Figure scripts:
------
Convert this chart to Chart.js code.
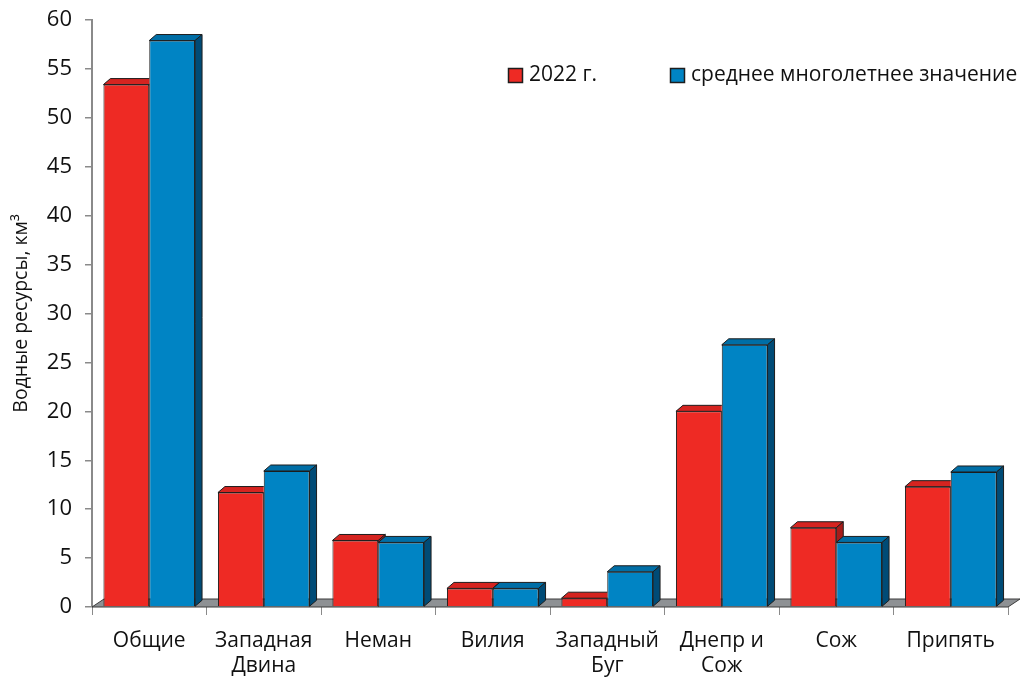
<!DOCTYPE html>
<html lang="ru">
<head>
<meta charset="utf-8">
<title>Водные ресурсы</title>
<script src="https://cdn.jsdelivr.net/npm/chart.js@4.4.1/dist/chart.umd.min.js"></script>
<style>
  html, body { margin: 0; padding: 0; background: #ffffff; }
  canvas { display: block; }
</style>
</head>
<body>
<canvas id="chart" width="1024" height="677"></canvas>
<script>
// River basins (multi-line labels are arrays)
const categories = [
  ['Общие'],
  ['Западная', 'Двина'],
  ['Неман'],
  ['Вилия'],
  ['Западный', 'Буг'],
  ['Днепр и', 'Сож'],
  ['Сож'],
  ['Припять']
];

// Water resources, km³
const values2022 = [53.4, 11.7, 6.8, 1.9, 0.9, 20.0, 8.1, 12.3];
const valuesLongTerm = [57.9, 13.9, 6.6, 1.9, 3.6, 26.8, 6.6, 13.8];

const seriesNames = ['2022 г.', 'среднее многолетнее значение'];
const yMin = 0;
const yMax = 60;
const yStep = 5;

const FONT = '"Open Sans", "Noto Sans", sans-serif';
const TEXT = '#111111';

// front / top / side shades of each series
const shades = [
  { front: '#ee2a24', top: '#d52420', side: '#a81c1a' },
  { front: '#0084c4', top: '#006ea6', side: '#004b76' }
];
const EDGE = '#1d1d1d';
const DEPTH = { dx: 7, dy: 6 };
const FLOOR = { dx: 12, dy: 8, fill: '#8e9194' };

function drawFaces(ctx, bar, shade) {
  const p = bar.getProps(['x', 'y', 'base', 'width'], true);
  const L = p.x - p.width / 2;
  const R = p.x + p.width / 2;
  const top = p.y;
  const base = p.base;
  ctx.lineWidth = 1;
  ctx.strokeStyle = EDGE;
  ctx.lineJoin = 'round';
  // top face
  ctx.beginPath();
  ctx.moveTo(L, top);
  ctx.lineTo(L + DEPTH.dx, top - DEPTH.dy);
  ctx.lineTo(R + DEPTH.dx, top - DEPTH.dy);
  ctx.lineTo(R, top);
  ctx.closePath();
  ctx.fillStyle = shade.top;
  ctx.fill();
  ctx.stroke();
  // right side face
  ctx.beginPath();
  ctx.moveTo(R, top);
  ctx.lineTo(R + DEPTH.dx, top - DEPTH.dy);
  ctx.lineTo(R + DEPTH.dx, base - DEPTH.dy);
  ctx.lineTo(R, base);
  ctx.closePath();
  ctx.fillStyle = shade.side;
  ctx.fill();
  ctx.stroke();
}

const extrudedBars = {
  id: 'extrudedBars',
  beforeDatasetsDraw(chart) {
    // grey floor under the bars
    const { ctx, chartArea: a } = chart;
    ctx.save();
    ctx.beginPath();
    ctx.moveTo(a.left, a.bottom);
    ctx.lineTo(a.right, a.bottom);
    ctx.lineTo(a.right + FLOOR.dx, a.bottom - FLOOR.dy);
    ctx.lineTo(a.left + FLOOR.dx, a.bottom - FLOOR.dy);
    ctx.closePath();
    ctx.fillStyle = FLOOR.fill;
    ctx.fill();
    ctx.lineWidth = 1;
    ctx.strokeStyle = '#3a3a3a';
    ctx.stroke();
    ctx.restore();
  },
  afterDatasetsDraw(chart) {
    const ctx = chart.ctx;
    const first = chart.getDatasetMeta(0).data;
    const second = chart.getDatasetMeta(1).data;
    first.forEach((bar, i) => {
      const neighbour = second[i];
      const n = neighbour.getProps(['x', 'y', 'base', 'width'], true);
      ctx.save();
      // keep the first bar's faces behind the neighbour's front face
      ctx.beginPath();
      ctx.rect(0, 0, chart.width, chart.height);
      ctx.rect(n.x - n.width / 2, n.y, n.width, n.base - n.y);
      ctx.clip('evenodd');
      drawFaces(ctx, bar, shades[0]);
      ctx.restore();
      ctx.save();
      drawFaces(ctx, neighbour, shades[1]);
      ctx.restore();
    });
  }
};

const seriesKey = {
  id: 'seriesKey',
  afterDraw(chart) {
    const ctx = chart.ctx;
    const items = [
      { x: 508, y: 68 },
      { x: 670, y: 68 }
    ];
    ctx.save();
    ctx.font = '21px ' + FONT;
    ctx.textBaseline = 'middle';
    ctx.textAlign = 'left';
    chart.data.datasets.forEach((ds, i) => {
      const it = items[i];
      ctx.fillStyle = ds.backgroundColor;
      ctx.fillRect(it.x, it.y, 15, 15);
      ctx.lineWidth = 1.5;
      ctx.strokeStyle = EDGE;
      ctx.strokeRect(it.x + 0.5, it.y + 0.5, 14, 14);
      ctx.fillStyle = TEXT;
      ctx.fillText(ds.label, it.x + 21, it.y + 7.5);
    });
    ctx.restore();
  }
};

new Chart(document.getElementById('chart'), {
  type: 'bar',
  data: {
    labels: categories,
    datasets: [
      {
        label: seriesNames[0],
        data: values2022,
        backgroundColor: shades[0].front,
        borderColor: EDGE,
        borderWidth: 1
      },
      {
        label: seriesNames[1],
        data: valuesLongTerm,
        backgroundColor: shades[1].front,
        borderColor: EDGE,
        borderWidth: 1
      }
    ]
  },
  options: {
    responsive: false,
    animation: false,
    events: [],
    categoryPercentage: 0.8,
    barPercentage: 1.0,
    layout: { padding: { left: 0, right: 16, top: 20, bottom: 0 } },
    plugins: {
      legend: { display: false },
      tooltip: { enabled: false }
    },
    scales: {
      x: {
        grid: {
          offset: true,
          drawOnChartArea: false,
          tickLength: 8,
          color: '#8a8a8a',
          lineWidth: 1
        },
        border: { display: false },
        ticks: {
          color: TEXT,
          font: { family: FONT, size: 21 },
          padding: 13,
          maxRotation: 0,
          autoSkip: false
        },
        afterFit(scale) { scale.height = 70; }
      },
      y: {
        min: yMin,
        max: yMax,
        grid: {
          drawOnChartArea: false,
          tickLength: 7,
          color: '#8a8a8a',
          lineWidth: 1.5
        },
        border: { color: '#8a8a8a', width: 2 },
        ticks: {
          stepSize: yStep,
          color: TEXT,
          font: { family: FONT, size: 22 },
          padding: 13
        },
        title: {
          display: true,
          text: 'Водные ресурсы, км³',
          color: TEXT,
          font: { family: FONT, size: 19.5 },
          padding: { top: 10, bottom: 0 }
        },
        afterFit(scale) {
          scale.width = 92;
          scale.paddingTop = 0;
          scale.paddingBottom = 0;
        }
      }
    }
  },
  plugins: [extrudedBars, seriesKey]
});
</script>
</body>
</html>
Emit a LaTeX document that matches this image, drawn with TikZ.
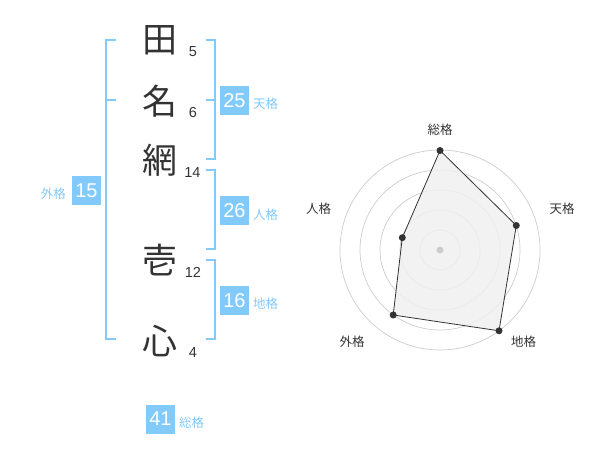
------
— Exercise aim —
Quote everything in the listing above exactly; pictures are the only thing to omit.

— Solution to this task —
Convert this chart to Chart.js code.
<!DOCTYPE html>
<html lang="ru">
<head>
<meta charset="utf-8">
<title>Водные ресурсы</title>
<script src="https://cdn.jsdelivr.net/npm/chart.js@4.4.1/dist/chart.umd.min.js"></script>
<style>
  html, body { margin: 0; padding: 0; background: #ffffff; }
  canvas { display: block; }
</style>
</head>
<body>
<canvas id="chart" width="1024" height="677"></canvas>
<script>
// River basins (multi-line labels are arrays)
const categories = [
  ['Общие'],
  ['Западная', 'Двина'],
  ['Неман'],
  ['Вилия'],
  ['Западный', 'Буг'],
  ['Днепр и', 'Сож'],
  ['Сож'],
  ['Припять']
];

// Water resources, km³
const values2022 = [53.4, 11.7, 6.8, 1.9, 0.9, 20.0, 8.1, 12.3];
const valuesLongTerm = [57.9, 13.9, 6.6, 1.9, 3.6, 26.8, 6.6, 13.8];

const seriesNames = ['2022 г.', 'среднее многолетнее значение'];
const yMin = 0;
const yMax = 60;
const yStep = 5;

const FONT = '"Open Sans", "Noto Sans", sans-serif';
const TEXT = '#111111';

// front / top / side shades of each series
const shades = [
  { front: '#ee2a24', top: '#d52420', side: '#a81c1a' },
  { front: '#0084c4', top: '#006ea6', side: '#004b76' }
];
const EDGE = '#1d1d1d';
const DEPTH = { dx: 7, dy: 6 };
const FLOOR = { dx: 12, dy: 8, fill: '#8e9194' };

function drawFaces(ctx, bar, shade) {
  const p = bar.getProps(['x', 'y', 'base', 'width'], true);
  const L = p.x - p.width / 2;
  const R = p.x + p.width / 2;
  const top = p.y;
  const base = p.base;
  ctx.lineWidth = 1;
  ctx.strokeStyle = EDGE;
  ctx.lineJoin = 'round';
  // top face
  ctx.beginPath();
  ctx.moveTo(L, top);
  ctx.lineTo(L + DEPTH.dx, top - DEPTH.dy);
  ctx.lineTo(R + DEPTH.dx, top - DEPTH.dy);
  ctx.lineTo(R, top);
  ctx.closePath();
  ctx.fillStyle = shade.top;
  ctx.fill();
  ctx.stroke();
  // right side face
  ctx.beginPath();
  ctx.moveTo(R, top);
  ctx.lineTo(R + DEPTH.dx, top - DEPTH.dy);
  ctx.lineTo(R + DEPTH.dx, base - DEPTH.dy);
  ctx.lineTo(R, base);
  ctx.closePath();
  ctx.fillStyle = shade.side;
  ctx.fill();
  ctx.stroke();
}

const extrudedBars = {
  id: 'extrudedBars',
  beforeDatasetsDraw(chart) {
    // grey floor under the bars
    const { ctx, chartArea: a } = chart;
    ctx.save();
    ctx.beginPath();
    ctx.moveTo(a.left, a.bottom);
    ctx.lineTo(a.right, a.bottom);
    ctx.lineTo(a.right + FLOOR.dx, a.bottom - FLOOR.dy);
    ctx.lineTo(a.left + FLOOR.dx, a.bottom - FLOOR.dy);
    ctx.closePath();
    ctx.fillStyle = FLOOR.fill;
    ctx.fill();
    ctx.lineWidth = 1;
    ctx.strokeStyle = '#3a3a3a';
    ctx.stroke();
    ctx.restore();
  },
  afterDatasetsDraw(chart) {
    const ctx = chart.ctx;
    const first = chart.getDatasetMeta(0).data;
    const second = chart.getDatasetMeta(1).data;
    first.forEach((bar, i) => {
      const neighbour = second[i];
      const n = neighbour.getProps(['x', 'y', 'base', 'width'], true);
      ctx.save();
      // keep the first bar's faces behind the neighbour's front face
      ctx.beginPath();
      ctx.rect(0, 0, chart.width, chart.height);
      ctx.rect(n.x - n.width / 2, n.y, n.width, n.base - n.y);
      ctx.clip('evenodd');
      drawFaces(ctx, bar, shades[0]);
      ctx.restore();
      ctx.save();
      drawFaces(ctx, neighbour, shades[1]);
      ctx.restore();
    });
  }
};

const seriesKey = {
  id: 'seriesKey',
  afterDraw(chart) {
    const ctx = chart.ctx;
    const items = [
      { x: 508, y: 68 },
      { x: 670, y: 68 }
    ];
    ctx.save();
    ctx.font = '21px ' + FONT;
    ctx.textBaseline = 'middle';
    ctx.textAlign = 'left';
    chart.data.datasets.forEach((ds, i) => {
      const it = items[i];
      ctx.fillStyle = ds.backgroundColor;
      ctx.fillRect(it.x, it.y, 15, 15);
      ctx.lineWidth = 1.5;
      ctx.strokeStyle = EDGE;
      ctx.strokeRect(it.x + 0.5, it.y + 0.5, 14, 14);
      ctx.fillStyle = TEXT;
      ctx.fillText(ds.label, it.x + 21, it.y + 7.5);
    });
    ctx.restore();
  }
};

new Chart(document.getElementById('chart'), {
  type: 'bar',
  data: {
    labels: categories,
    datasets: [
      {
        label: seriesNames[0],
        data: values2022,
        backgroundColor: shades[0].front,
        borderColor: EDGE,
        borderWidth: 1
      },
      {
        label: seriesNames[1],
        data: valuesLongTerm,
        backgroundColor: shades[1].front,
        borderColor: EDGE,
        borderWidth: 1
      }
    ]
  },
  options: {
    responsive: false,
    animation: false,
    events: [],
    categoryPercentage: 0.8,
    barPercentage: 1.0,
    layout: { padding: { left: 0, right: 16, top: 20, bottom: 0 } },
    plugins: {
      legend: { display: false },
      tooltip: { enabled: false }
    },
    scales: {
      x: {
        grid: {
          offset: true,
          drawOnChartArea: false,
          tickLength: 8,
          color: '#8a8a8a',
          lineWidth: 1
        },
        border: { display: false },
        ticks: {
          color: TEXT,
          font: { family: FONT, size: 21 },
          padding: 13,
          maxRotation: 0,
          autoSkip: false
        },
        afterFit(scale) { scale.height = 70; }
      },
      y: {
        min: yMin,
        max: yMax,
        grid: {
          drawOnChartArea: false,
          tickLength: 7,
          color: '#8a8a8a',
          lineWidth: 1.5
        },
        border: { color: '#8a8a8a', width: 2 },
        ticks: {
          stepSize: yStep,
          color: TEXT,
          font: { family: FONT, size: 22 },
          padding: 13
        },
        title: {
          display: true,
          text: 'Водные ресурсы, км³',
          color: TEXT,
          font: { family: FONT, size: 19.5 },
          padding: { top: 10, bottom: 0 }
        },
        afterFit(scale) {
          scale.width = 92;
          scale.paddingTop = 0;
          scale.paddingBottom = 0;
        }
      }
    }
  },
  plugins: [extrudedBars, seriesKey]
});
</script>
</body>
</html>
Emit a LaTeX document that matches this image, drawn with TikZ.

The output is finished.